A short while ago there was a thread on measuring performance of different shader subroutines.
I have been having a look at nVidia NVPerfKit sdk. It appears to have counters that give the instruction rate by shader stage; ie vertex, tesselation, geometry and fragment.
I have not used this. Has anyone else looked at this data.
I'm using NV PerfKit for a long time, but only the first release (called PerfSDK), that does not support Fermi/Kepler. Version 2.2 was released a year ago, but I had a problem to interpret values retrieved from the counters, so I stopped experimenting.
At the end of April, NV released ver. 188.8.131.5223. The link was valid just one day, and unfortunately I didn't download it. Obviously there is some problem.
As you can read from the user guide, *_shader_instruction_rate retrieves "the % of all shader instructions seen on the first SM unit that were executing defined shader(s)". How do you plan to use it in measuring performance of different shader routines?
I was wondering if I selected a different subroutine using dynamic subroutines would a change in instruction rate correspond to a better (worse) implementation.
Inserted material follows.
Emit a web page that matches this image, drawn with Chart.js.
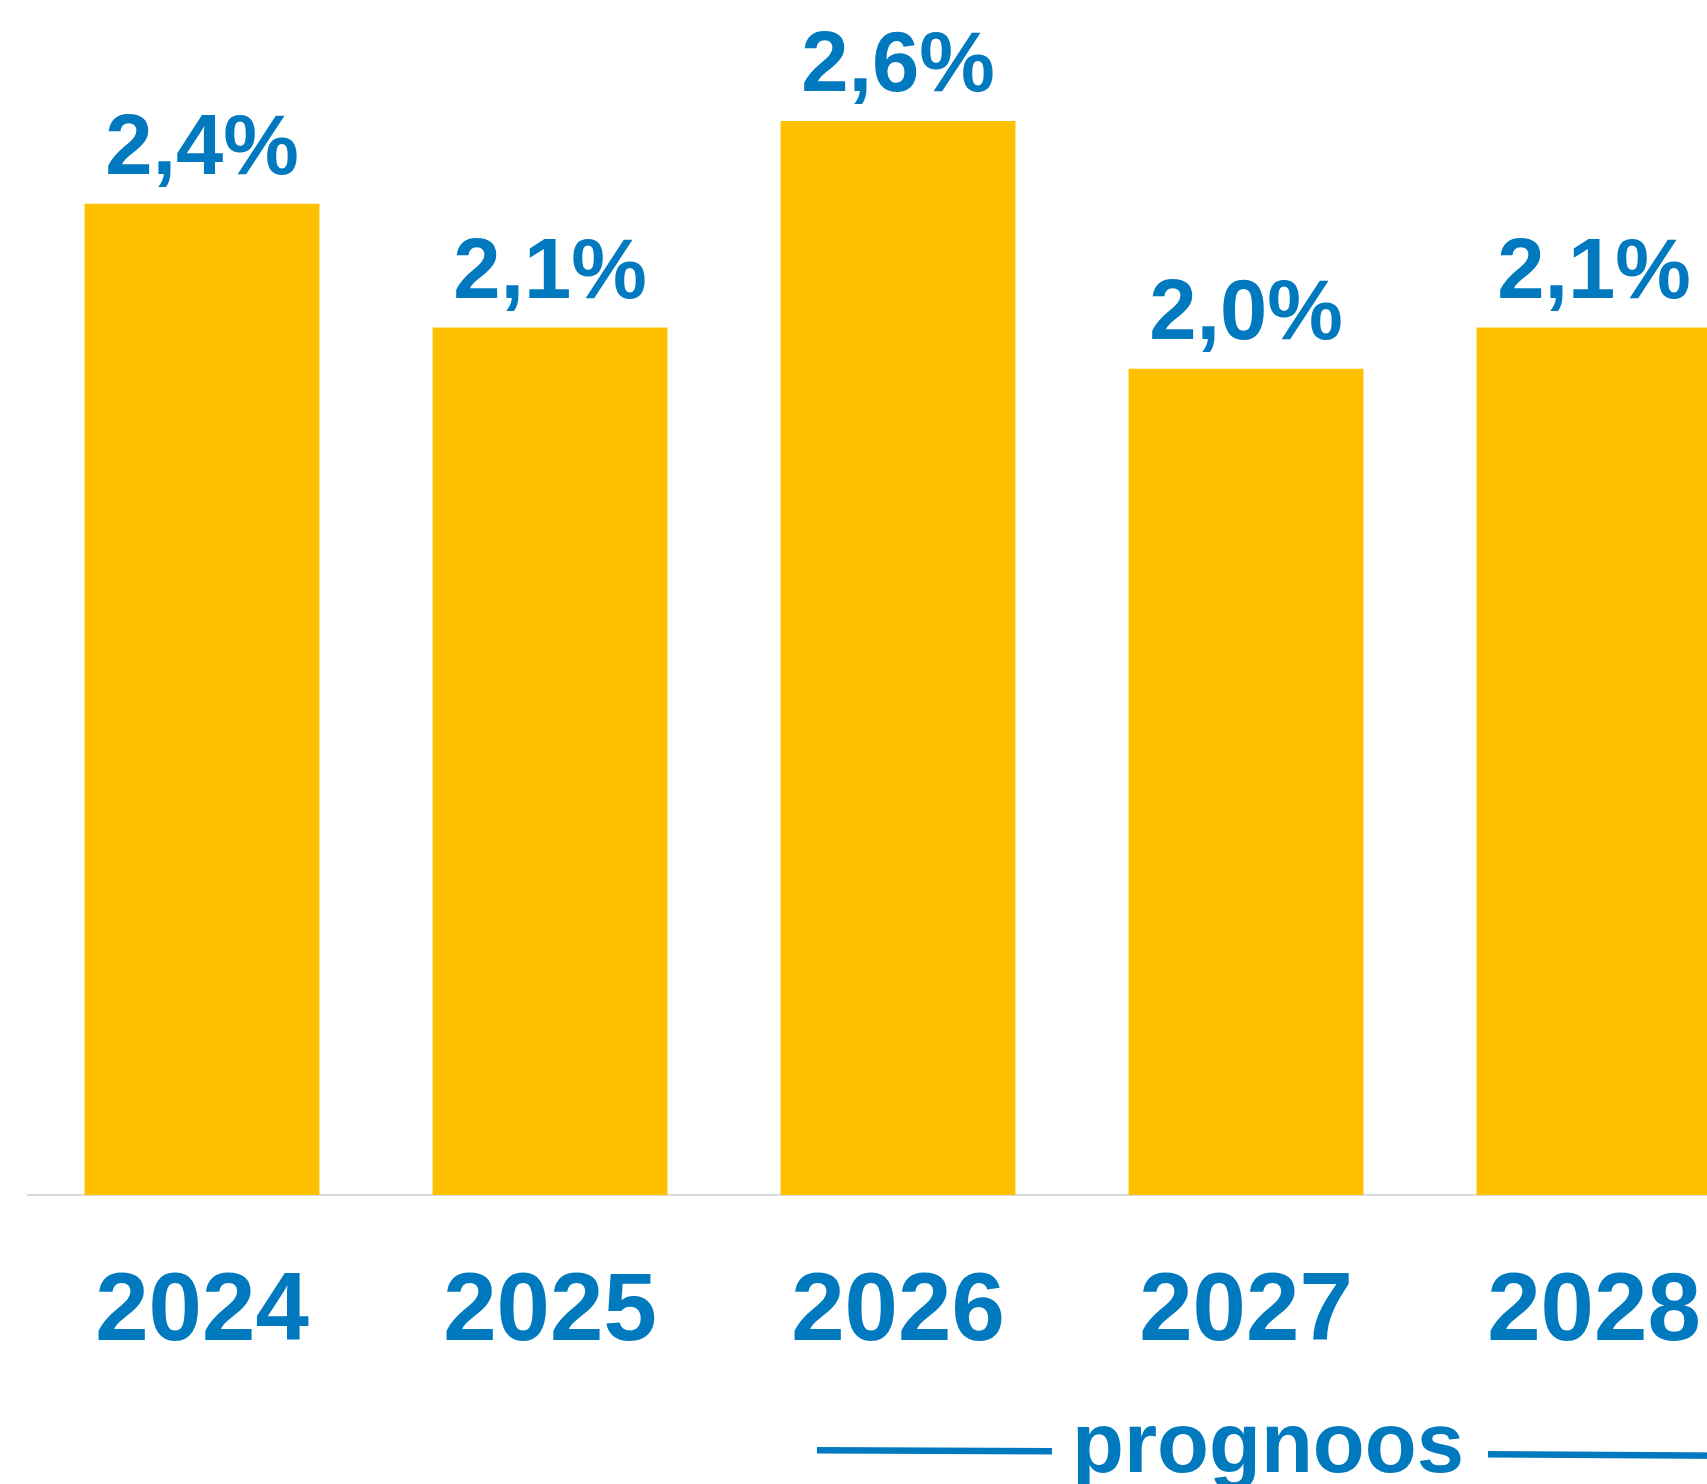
<!DOCTYPE html>
<html>
<head>
<meta charset="utf-8">
<script src="https://cdn.jsdelivr.net/npm/chart.js@4.4.1/dist/chart.umd.min.js"></script>
<style>
  html, body { margin: 0; padding: 0; background: #ffffff; overflow: hidden; width: 1707px; height: 1484px; }
  #wrap { position: absolute; left: 0; top: 0; width: 1768px; height: 1484px; }
</style>
</head>
<body>
<div id="wrap"><canvas id="c" width="1768" height="1484"></canvas></div>
<script>
const categories = ['2024', '2025', '2026', '2027', '2028'];
const values = [2.4, 2.1, 2.6, 2.0, 2.1];
const valueLabels = ['2,4%', '2,1%', '2,6%', '2,0%', '2,1%'];
const annotationText = 'prognoos';

const BLUE = '#0079BF';
const GOLD = '#FFC000';
const FONT = '"Liberation Sans", Arial, sans-serif';

const labelPlugin = {
  id: 'labels',
  afterDatasetsDraw(chart) {
    const ctx = chart.ctx;
    const meta = chart.getDatasetMeta(0);
    ctx.save();
    ctx.fillStyle = BLUE;
    ctx.font = 'bold 85px ' + FONT;
    ctx.textAlign = 'center';
    ctx.textBaseline = 'alphabetic';
    meta.data.forEach((bar, i) => {
      ctx.fillText(valueLabels[i], bar.x, bar.y - 30);
    });
    // forecast annotation
    ctx.font = 'bold 85px ' + FONT;
    ctx.fillText(annotationText, 1268, 1472);
    ctx.strokeStyle = BLUE;
    ctx.lineWidth = 6.5;
    ctx.beginPath();
    ctx.moveTo(817, 1450.3);
    ctx.lineTo(1052, 1451.2);
    ctx.stroke();
    ctx.beginPath();
    ctx.moveTo(1488, 1454.3);
    ctx.lineTo(1768, 1456);
    ctx.stroke();
    ctx.restore();
  }
};

new Chart(document.getElementById('c'), {
  type: 'bar',
  data: {
    labels: categories,
    datasets: [{
      data: values,
      backgroundColor: GOLD,
      borderWidth: 0,
      categoryPercentage: 1.0,
      barPercentage: 0.675
    }]
  },
  options: {
    responsive: false,
    animation: false,
    devicePixelRatio: 1,
    layout: { padding: { left: 28, right: 0, top: 0, bottom: 0 } },
    plugins: { legend: { display: false }, tooltip: { enabled: false } },
    scales: {
      x: {
        grid: { display: false, drawTicks: false },
        border: { display: true, color: '#D9D9D9', width: 2 },
        ticks: {
          color: BLUE,
          font: { family: FONT, size: 96, weight: 'bold' },
          padding: 61,
          maxRotation: 0,
          autoSkip: false
        },
        afterFit(scale) { scale.height = 1484 - 1195; }
      },
      y: {
        display: false,
        min: 0,
        max: 2.893
      }
    }
  },
  plugins: [labelPlugin]
});
</script>
</body>
</html>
I have started using version 2.2. It seems to return 0 for the "OGL ..." variables on my Quadro 5000 (although it finds the variable name) but they are ok on my geForce card; the gpu values seem ok on both.
Another solution, which is less complicated, might be to grab a copy of nVidia's nvEmulate. You can set it to print out the assembly instructions for your shader. If you retool the shader and end up with fewer instructions then you probably have a more efficient shader. I suspect that this assumption will not always hold true, but likely will for most cases.